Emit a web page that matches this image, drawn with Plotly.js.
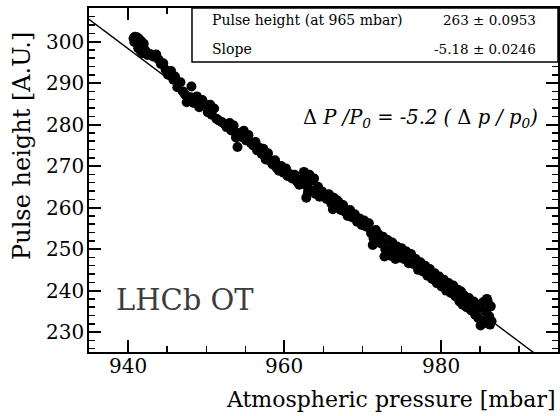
<!DOCTYPE html>
<html>
<head>
<meta charset="utf-8">
<script src="https://cdn.plot.ly/plotly-3.0.1.min.js"></script>
<style>
  html, body { margin: 0; padding: 0; background: #fff; }
  #chart { width: 560px; height: 416px; }
</style>
</head>
<body>
<div id="chart"></div>
<script>
// measured points: atmospheric pressure [mbar] and pulse height [A.U.]
var pressure = [
  940.7, 940.9, 941.0, 941.2, 941.1, 940.8, 941.4, 941.5, 941.3, 941.7,
  941.8, 941.6, 942.0, 942.1, 941.9, 942.3, 942.5, 942.8, 943.2, 943.6,
  943.9, 944.2, 944.5, 944.8, 945.1, 945.5, 945.8, 946.0, 946.3, 946.7,
  947.0, 947.3, 947.5, 948.1, 948.0, 948.4, 948.8, 949.1, 949.5, 949.8,
  950.2, 950.5, 950.7, 951.0, 951.3, 951.6, 952.0, 952.3, 952.6, 953.0,
  953.2, 953.5, 953.8, 954.0, 954.2, 954.5, 954.8, 955.1, 955.4, 955.7,
  956.0, 956.3, 956.5, 956.8, 957.1, 957.3, 957.6, 957.9, 958.2, 958.5,
  958.8, 959.0, 959.3, 959.6, 959.9, 960.2, 960.4, 960.7, 961.0, 961.3,
  961.6, 961.9, 962.1, 962.4, 962.5, 962.7, 962.8, 962.9, 963.0, 963.2,
  963.4, 963.7, 963.8, 964.0, 964.3, 964.5, 964.8, 965.1, 965.4, 965.7,
  966.0, 966.2, 966.3, 966.6, 966.7, 966.9, 967.2, 967.5, 967.8, 968.1,
  968.4, 968.7, 969.0, 969.3, 969.6, 969.9, 970.2, 970.5, 970.8, 971.1,
  971.3, 971.4, 971.7, 971.8, 972.0, 972.3, 972.6, 972.8, 972.9, 973.2,
  973.5, 973.6, 973.8, 974.1, 974.2, 974.4, 974.7, 975.0, 975.3, 975.6,
  975.9, 976.2, 976.5, 976.8, 977.1, 977.4, 977.7, 978.0, 978.3, 978.6,
  978.9, 979.2, 979.5, 979.8, 980.1, 980.4, 980.7, 981.0, 981.3, 981.6,
  981.9, 982.2, 982.4, 982.6, 982.8, 983.0, 983.3, 983.6, 983.9, 984.2,
  984.4, 984.6, 984.8, 985.0, 985.2, 985.4, 985.6, 985.8, 986.0, 986.2,
  986.4, 986.5, 985.9, 986.3, 985.1
];
var pulseHeight = [
  300.8, 301.2, 300.4, 301.0, 299.6, 299.9, 300.6, 299.2, 298.4, 300.1,
  298.9, 297.8, 299.5, 298.0, 297.2, 297.6, 296.8, 297.0, 296.4, 296.9,
  295.7, 294.6, 294.8, 293.2, 292.0, 292.9, 290.8, 291.6, 289.0, 290.2,
  288.0, 287.2, 285.4, 289.2, 286.6, 285.2, 286.8, 284.2, 285.9, 284.9,
  283.0, 284.8, 282.4, 283.9, 281.4, 281.0, 280.6, 280.2, 279.4, 280.4,
  278.6, 279.8, 276.9, 274.6, 278.0, 277.0, 278.5, 276.2, 277.5, 275.6,
  275.0, 275.8, 273.8, 274.4, 272.9, 274.2, 271.6, 273.1, 271.2, 270.4,
  271.4, 269.6, 268.9, 270.0, 268.4, 269.4, 267.6, 268.1, 267.0, 267.9,
  266.3, 265.5, 266.8, 266.0, 268.6, 267.3, 262.4, 265.1, 263.6, 267.9,
  266.4, 264.0, 267.0, 263.3, 265.0, 262.6, 263.9, 262.9, 262.1, 263.2,
  261.0, 259.6, 262.4, 260.4, 261.8, 261.4, 259.4, 260.6, 258.9, 258.0,
  259.4, 257.6, 258.4, 256.6, 257.4, 255.8, 256.9, 255.4, 256.2, 253.8,
  251.0, 252.6, 254.6, 251.9, 253.6, 251.4, 253.0, 248.2, 250.0, 252.2,
  249.6, 248.4, 251.6, 249.0, 247.6, 250.6, 248.0, 250.2, 247.6, 249.4,
  246.6, 248.8, 246.4, 247.6, 245.0, 246.8, 244.6, 246.0, 243.6, 245.2,
  242.8, 244.2, 241.8, 243.4, 241.0, 242.6, 240.0, 241.8, 239.4, 241.2,
  238.6, 240.2, 237.4, 239.8, 236.6, 238.8, 236.0, 238.2, 235.2, 237.4,
  234.2, 236.6, 233.4, 236.0, 232.8, 237.2, 232.2, 235.0, 237.4, 233.8,
  236.2, 232.6, 238.0, 231.8, 231.6
];

var xTickVals = [940, 960, 980];
var yTickVals = [230, 240, 250, 260, 270, 280, 290, 300];

// fit parameters from the stats box
var fitP0 = 263;          // pulse height at reference pressure
var fitRefPressure = 965; // mbar
var fitSlope = -5.18;     // relative slope
var fitRange = [935, 995];

var absSlope = fitSlope * fitP0 / fitRefPressure;
var fitY = fitRange.map(function (p) { return fitP0 + absSlope * (p - fitRefPressure); });

var serif = "DejaVu Serif";

var data = [
  {
    type: "scatter",
    mode: "lines",
    x: fitRange,
    y: fitY,
    line: { color: "black", width: 1.4 },
    hoverinfo: "none",
  },
  {
    type: "scatter",
    mode: "markers",
    x: pressure,
    y: pulseHeight,
    marker: { color: "black", size: 10, line: { width: 0 } },
    hoverinfo: "none",
  },
];

var axisCommon = {
  ticks: "inside",
  ticklen: 12,
  tickwidth: 2,
  tickcolor: "black",
  showline: true,
  linewidth: 2,
  linecolor: "black",
  mirror: "ticks",
  showgrid: false,
  zeroline: false,
  showticklabels: false,
};

var layout = {
  width: 560,
  height: 416,
  showlegend: false,
  paper_bgcolor: "white",
  plot_bgcolor: "white",
  margin: { l: 89, r: 2, t: 8, b: 64 },
  font: { family: serif, color: "black" },
  xaxis: Object.assign({}, axisCommon, {
    range: [935, 995],
    tickvals: xTickVals,
    minor: { dtick: 5, ticks: "inside", ticklen: 6, tickwidth: 1.5, tickcolor: "black" },
  }),
  yaxis: Object.assign({}, axisCommon, {
    range: [225.2, 308.1],
    tickvals: yTickVals,
    minor: { dtick: 2, ticks: "inside", ticklen: 6, tickwidth: 1.5, tickcolor: "black" },
  }),
  shapes: [
    {
      type: "rect", xref: "paper", yref: "paper",
      x0: 0.2196, x1: 1, y0: 0.843, y1: 1,
      line: { color: "black", width: 1.5 },
      fillcolor: "white",
    },
  ],
  annotations: [
    {
      xref: "paper", yref: "paper", x: 0.258, y: 0.965,
      xanchor: "left", yanchor: "middle", showarrow: false,
      text: "Pulse height (at 965 mbar)",
      font: { family: serif, size: 14 },
    },
    {
      xref: "paper", yref: "paper", x: 0.957, y: 0.965,
      xanchor: "right", yanchor: "middle", showarrow: false,
      text: "263 ± 0.0953",
      font: { family: serif, size: 13.5 },
    },
    {
      xref: "paper", yref: "paper", x: 0.258, y: 0.881,
      xanchor: "left", yanchor: "middle", showarrow: false,
      text: "Slope",
      font: { family: serif, size: 14 },
    },
    {
      xref: "paper", yref: "paper", x: 0.957, y: 0.881,
      xanchor: "right", yanchor: "middle", showarrow: false,
      text: "-5.18 ± 0.0246",
      font: { family: serif, size: 13.5 },
    },
    {
      xref: "paper", yref: "paper", x: 0.962, y: 0.68,
      xanchor: "right", yanchor: "middle", showarrow: false,
      text: "Δ <i>P /P<sub>0</sub></i> = <i>-5.2 (</i> Δ <i>p / p<sub>0</sub>)</i>",
      font: { family: serif, size: 19.5 },
    },
    {
      xref: "paper", yref: "paper", x: 0.053, y: 0.151,
      xanchor: "left", yanchor: "middle", showarrow: false,
      text: "LHCb OT",
      font: { family: serif, size: 29, color: "#3c3c3c" },
    },
    {
      xref: "paper", yref: "paper", x: 1, y: -0.1395,
      xanchor: "right", yanchor: "middle", showarrow: false,
      text: "Atmospheric pressure [mbar]",
      font: { family: serif, size: 22 },
    },
    {
      xref: "paper", yref: "paper", x: -0.143, y: 0.936,
      xanchor: "center", yanchor: "top", showarrow: false,
      textangle: -90,
      text: "Pulse height [A.U.]",
      font: { family: serif, size: 24 },
    },
  ],
};

// tick labels drawn at the axis tick values
xTickVals.forEach(function (v) {
  layout.annotations.push({
    xref: "x", yref: "paper", x: v, y: -0.04,
    xanchor: "center", yanchor: "middle", showarrow: false,
    text: String(v),
    font: { family: serif, size: 20 },
  });
});
yTickVals.forEach(function (v) {
  layout.annotations.push({
    xref: "paper", yref: "y", x: -0.006, y: v,
    xanchor: "right", yanchor: "middle", showarrow: false,
    text: String(v),
    font: { family: serif, size: 20 },
  });
});

Plotly.newPlot("chart", data, layout, { displayModeBar: false, staticPlot: true });
</script>
</body>
</html>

---

Count the lines of the material that include the word "drawn", then report only the total.

#### Complete output:
2